Monday, July 25, 2011

Fan Fiction Isn't Always a Bad Thing

For some reason, I've spent the past few weeks in a Sherlock Holmes frame of mind. Maybe it's because I binge-watched a few Columbo episodes, or maybe it's because I read Nicholas Meyer's The Seven-Per-Cent Solution (1974) during my long stay in Pennsylvania and then revisited Michael Chabon's The Final Solution (2004). Meyer's novel explicitly positions itself in the Sherlock Holmes canon by claiming that the novel is an as-yet unpublished memoir penned by the steadfast Dr. John Watson, while Chabon's novel--never mentioning Holmes by name--draws some pretty obvious parallels to Sir Arthur Conan Doyle's inimitable consulting detective.

Now, where fan fiction gets dangerous is when it starts to flirt with actual historical events. Chabon's novel, which involves an elderly Holmes ripping through a mystery and reassembling its components, all the while criticizing the infirmity of his aged mind, stays strictly in the realm of the imaginary. Meyer's The Seven-Per-Cent Solution, however, claims to be a significant revision to the Holmes canon, as Meyer's rendition of Watson claims that Holmes's alleged death is a patent falsehood: Holmes vanished in order to kick his opium addiction.

And that's when Meyer commits himself to one of the greatest fanfic mistakes: introducing real-life, historical figures to the narrative. In this case, Dr.
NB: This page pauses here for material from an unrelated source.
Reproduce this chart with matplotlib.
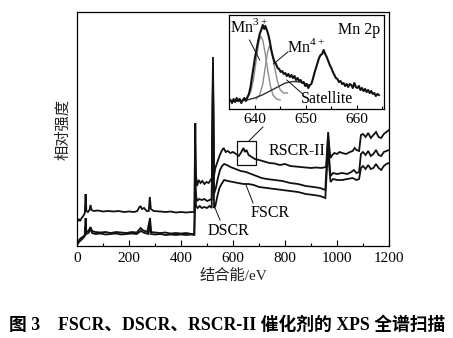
import matplotlib
matplotlib.use("Agg")
import matplotlib.pyplot as plt
from matplotlib.patches import Rectangle
from matplotlib.ticker import MultipleLocator

plt.rcParams['font.family'] = ['Liberation Serif', 'Noto Sans CJK SC']
plt.rcParams['mathtext.fontset'] = 'custom'
plt.rcParams['mathtext.rm'] = 'Liberation Serif'

# ---- survey spectra (binding energy / eV, relative intensity) ----
rscr_e = [0, 6, 12, 18, 24, 30, 33, 36, 42, 48, 52, 56, 65, 80, 100, 120, 140, 160, 180, 200,
          220, 232, 238, 244, 250, 258, 268, 276, 280, 284, 295, 320, 340, 360, 380, 400, 420,
          440, 451, 455, 458, 462, 468, 475, 482, 490, 498, 506, 514, 519, 523, 527, 532, 540,
          548, 556, 564, 572, 580, 590, 600, 612, 622, 630, 640, 646, 652, 660, 672, 684, 700,
          720, 740, 760, 780, 800, 820, 840, 860, 880, 900, 920, 940, 958, 966, 970, 975, 982,
          990, 1000, 1010, 1020, 1035, 1050, 1060, 1068, 1075, 1085, 1092, 1100, 1110, 1120,
          1130, 1140, 1150, 1160, 1170, 1180, 1190, 1200]
rscr_i = [24, 27, 25, 28, 30, 33, 52, 35, 34, 36, 41, 36, 35, 35.5, 34.5, 35, 34.5, 35, 34, 34.5,
          34, 35, 38, 40, 37, 38, 35, 35, 49, 37, 35, 34.5, 34, 34.5, 33.5, 34, 33.5,
          34, 34, 123, 70, 60, 66, 63, 65, 62, 64, 63, 66, 68, 189, 70, 78, 84,
          90, 95, 98, 94, 95, 93, 94, 92, 90, 93, 98, 94, 96, 91, 89, 87, 86,
          84.5, 83, 82.5, 81, 82, 80, 79.5, 79, 78.5, 78, 78.5, 78, 79, 114, 100, 88, 91,
          93, 92, 94, 93, 92, 94, 95, 98, 96, 95, 111, 112, 109, 113,
          108, 111, 114, 109, 108, 112, 114, 116]

fscr_e = [0, 8, 15, 22, 30, 33, 36, 44, 52, 58, 70, 90, 110, 130, 150, 170, 190, 210, 230, 238,
          245, 252, 270, 281, 285, 300, 320, 340, 360, 380, 400, 420, 440, 451, 455, 458, 462,
          470, 480, 490, 500, 510, 518, 523, 527, 534, 542, 550, 558, 566, 576, 590, 610, 630,
          650, 670, 690, 710, 730, 760, 790, 820, 850, 880, 910, 935, 955, 966, 970, 975, 985,
          1000, 1020, 1040, 1055, 1065, 1075, 1085, 1092, 1100, 1110, 1120, 1130, 1140, 1150,
          1160, 1170, 1180, 1190, 1200]
fscr_i = [3, 6, 8, 9, 11, 28, 14, 15, 19, 15, 14, 13.5, 14, 13, 14, 13.5, 13, 14, 13.5, 16,
          18, 16, 14, 28, 14, 13.5, 13, 13.5, 12.5, 13, 12.5, 13, 12, 12, 70, 50, 45,
          47, 46, 47, 45, 46, 47, 180, 52, 58, 68, 76, 80, 82, 81, 79, 77, 75,
          74, 72, 70, 68, 67, 66, 65, 63, 62, 60, 59, 58, 56, 110, 88, 70, 73,
          72, 73, 72, 74, 76, 73, 74, 92, 94, 91, 95, 90, 92, 96,
          91, 90, 94, 95, 96]

dscr_e = [0, 8, 16, 24, 30, 33, 36, 44, 52, 58, 70, 90, 110, 130, 150, 170, 190, 210, 230, 245,
          260, 275, 281, 285, 300, 320, 340, 360, 380, 400, 420, 440, 451, 455, 458, 464, 472,
          480, 490, 500, 510, 518, 523, 527, 532, 540, 548, 556, 566, 580, 600, 620, 640, 660,
          680, 700, 730, 760, 790, 820, 850, 880, 910, 935, 955, 966, 970, 975, 985, 1000, 1020,
          1040, 1060, 1075, 1085, 1092, 1100, 1110, 1120, 1130, 1140, 1150, 1160, 1170, 1180,
          1190, 1200]
dscr_i = [1, 4, 6, 8, 10, 20, 12, 13, 17, 13, 12, 12.5, 11.5, 12, 12.5, 11.5, 12, 12.5, 12, 15,
          13, 12, 22, 12, 11.5, 12, 11, 11.5, 11, 11.5, 11, 11.5, 11, 55, 40, 38, 40,
          38, 39, 38, 40, 38, 170, 38, 40, 50, 58, 62, 66, 65, 64, 63, 62, 62,
          61, 59, 58, 57, 56, 55, 54, 52, 51, 50, 48, 100, 80, 64, 67, 66, 66,
          67, 68, 66, 67, 78, 80, 77, 81, 77, 78, 82, 78, 76, 80,
          82, 83]

# ---- Mn 2p high-resolution spectrum and fitted components ----
mn_e = [635.3, 635.6, 635.9, 636.2, 636.5, 636.8, 637.1, 637.4, 637.7, 638.0, 638.3, 638.6,
        638.9, 639.2, 639.5, 639.8, 640.1, 640.4, 640.7, 641.0, 641.3, 641.6, 641.9, 642.1,
        642.4, 642.7, 643.0, 643.3, 643.6, 643.9, 644.2, 644.5, 644.8, 645.1, 645.4, 645.7,
        646.0, 646.3, 646.6, 646.9, 647.2, 647.5, 647.8, 648.1, 648.4, 648.7, 649.0, 649.3,
        649.6, 649.9, 650.2, 650.5, 650.8, 651.1, 651.4, 651.7, 652.0, 652.3, 652.6, 652.9,
        653.2, 653.5, 653.8, 654.1, 654.4, 654.7, 655.0, 655.3, 655.6, 655.9, 656.2, 656.5,
        656.8, 657.1, 657.4, 657.7, 658.0, 658.3, 658.6, 658.9, 659.2, 659.5, 659.8, 660.1,
        660.4, 660.7, 661.0, 661.3, 661.6, 661.9, 662.2, 662.5, 662.8, 663.1, 663.4, 663.7,
        664.0, 664.3]
mn_i = [9, 6, 10, 7, 11, 8, 10, 6, 9, 11, 8, 12,
        15, 22, 32, 42, 52, 60, 68, 75, 79, 84, 80, 83,
        79, 74, 67, 58, 52, 47, 45, 41, 40, 37, 38, 35,
        36, 33, 35, 32, 34, 31, 33, 29, 31, 28, 29, 26,
        27, 23, 25, 21, 24, 25, 30, 36, 41, 46, 51, 54,
        55, 59, 55, 52, 48, 44, 41, 37, 34, 31, 30, 27,
        28, 25, 26, 23, 25, 22, 25, 24, 21, 26, 22, 21,
        23, 19, 21, 18, 20, 17, 19, 16, 18, 15, 16, 13,
        15, 14]

mn3_e = [637.8, 638.6, 639.3, 639.8, 640.3, 640.8, 641.2, 641.6, 642.1, 642.6, 643.1, 643.6,
         644.3, 645.0]
mn3_i = [9, 11, 18, 30, 48, 66, 73, 69, 55, 38, 23, 14, 10, 9]

mn4_e = [640.3, 641.0, 641.6, 642.1, 642.5, 642.9, 643.3, 643.8, 644.4, 645.0, 645.7, 646.4]
mn4_i = [10, 14, 25, 42, 56, 63, 59, 45, 29, 19, 16, 16]

sat_e = [636.0, 637.0, 638.5, 640.0, 641.5, 643.0, 644.5, 646.0, 647.5, 649.0, 650.0, 650.6]
sat_i = [8, 8, 9, 11, 14, 18, 22, 26, 27.5, 27, 25, 24]

x_ticks = [0, 200, 400, 600, 800, 1000, 1200]
inset_ticks = [640, 650, 660]

W, H = 453, 338
fig = plt.figure(figsize=(W / 100, H / 100), dpi=100)

ax = fig.add_axes([77 / W, 1 - 246 / H, 312 / W, 234 / H])
for e, i in ((dscr_e, dscr_i), (fscr_e, fscr_i), (rscr_e, rscr_i)):
    ax.plot(e, i, color='#111111', lw=1.3, solid_joinstyle='miter')
ax.set_xlim(0, 1200)
ax.set_ylim(0, 234)
ax.set_xticks(x_ticks)
ax.xaxis.set_minor_locator(MultipleLocator(100))
ax.set_yticks([])
ax.tick_params(axis='x', which='major', direction='in', length=4, width=0.8,
               labelsize=11, pad=4)
ax.tick_params(axis='x', which='minor', direction='in', length=2.5, width=0.8)
for s in ax.spines.values():
    s.set_linewidth(0.9)
ax.set_xlabel('结合能/eV', fontsize=11, color='#222222', labelpad=3)
ax.set_ylabel('相对强度', fontsize=11, color='#222222', labelpad=5)

ax.text(846, 95, 'RSCR-II', fontsize=11.5, ha='center', va='center')
ax.text(742, 33, 'FSCR', fontsize=11.5, ha='center', va='center')
ax.text(581, 15, 'DSCR', fontsize=11.5, ha='center', va='center')
ax.plot([677, 650], [43, 61], color='#111111', lw=0.7)
ax.plot([550, 531], [26, 38], color='#111111', lw=0.7)
ax.add_patch(Rectangle((615, 81), 73, 24, fill=False, lw=0.9, ec='#111111'))
ax.plot([661, 715], [105, 119], color='#111111', lw=0.7)

# inset: Mn 2p region
ins = fig.add_axes([229 / W, 1 - 109 / H, 155 / W, 94 / H])
ins.plot(mn3_e, mn3_i, color='#8c8c8c', lw=1.0)
ins.plot(mn4_e, mn4_i, color='#8c8c8c', lw=1.0)
ins.plot(sat_e, sat_i, color='#333333', lw=1.0)
ins.plot(mn_e, mn_i, color='#111111', lw=1.5)
ins.set_xlim(635.0, 665.3)
ins.set_ylim(0, 94)
ins.set_xticks(inset_ticks)
ins.xaxis.set_minor_locator(MultipleLocator(5))
ins.set_yticks([])
ins.tick_params(axis='x', which='major', direction='in', length=3, width=0.8,
                labelsize=11, pad=3)
ins.tick_params(axis='x', which='minor', direction='in', length=2, width=0.8)
for s in ins.spines.values():
    s.set_linewidth(0.9)
ins.text(660.4, 79, 'Mn 2p', fontsize=11.5, ha='center', va='center')
ins.text(635.2, 82, 'Mn$^{3+}$', fontsize=11.5, ha='left', va='center')
ins.text(646.3, 62, 'Mn$^{4+}$', fontsize=11.5, ha='left', va='center')
ins.text(654.1, 10, 'Satellite', fontsize=11.5, ha='center', va='center')
ins.plot([639.0, 641.0], [69, 49], color='#111111', lw=0.7)
ins.plot([646.5, 643.7], [57, 45], color='#111111', lw=0.7)
ins.plot([649.4, 646.3], [15, 29], color='#111111', lw=0.7)

fig.text(227 / W, 1 - 325 / H, '图 3    FSCR、DSCR、RSCR-II 催化剂的 XPS 全谱扫描',
         fontsize=12.8, fontweight='bold', ha='center', va='center')

fig.savefig('out.png', dpi=100)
Sigmund Freud.

But Meyer's interpretation of Freud is surprisingly... human. (This differs drastically from a pretty awful made-for-TV movie I saw, starring Christopher Lee as Holmes and Patrick MacNee as Watson--they're in Vienna, where they meet a Sigmund Freud whose accent makes Joey Tribbiani's portrayal of Freud in an episode of Friends seem like an Oscar-worthy performance.) Freud, in Meyer's novel, comes across as a therapist, interested in his patient's recovery--not as a crackpotted stereotype interested only in pinning everyone's problems to childhood sexuality.

I still think, though, that Chabon's route is the safer of the two--and likewise results in the stronger book, as it doesn't cause the reader to pause and question the story. Chabon, who sticks to the particulars of scene and place, evokes reality in that manner, while Meyer skirts a dangerous line in attempting to use historical figures as characters, as opposed to compasses for indicating time and place.

(And if you want more on fan fiction, I defer to Strong Bad, who covers this topic in one of his scathing emails.)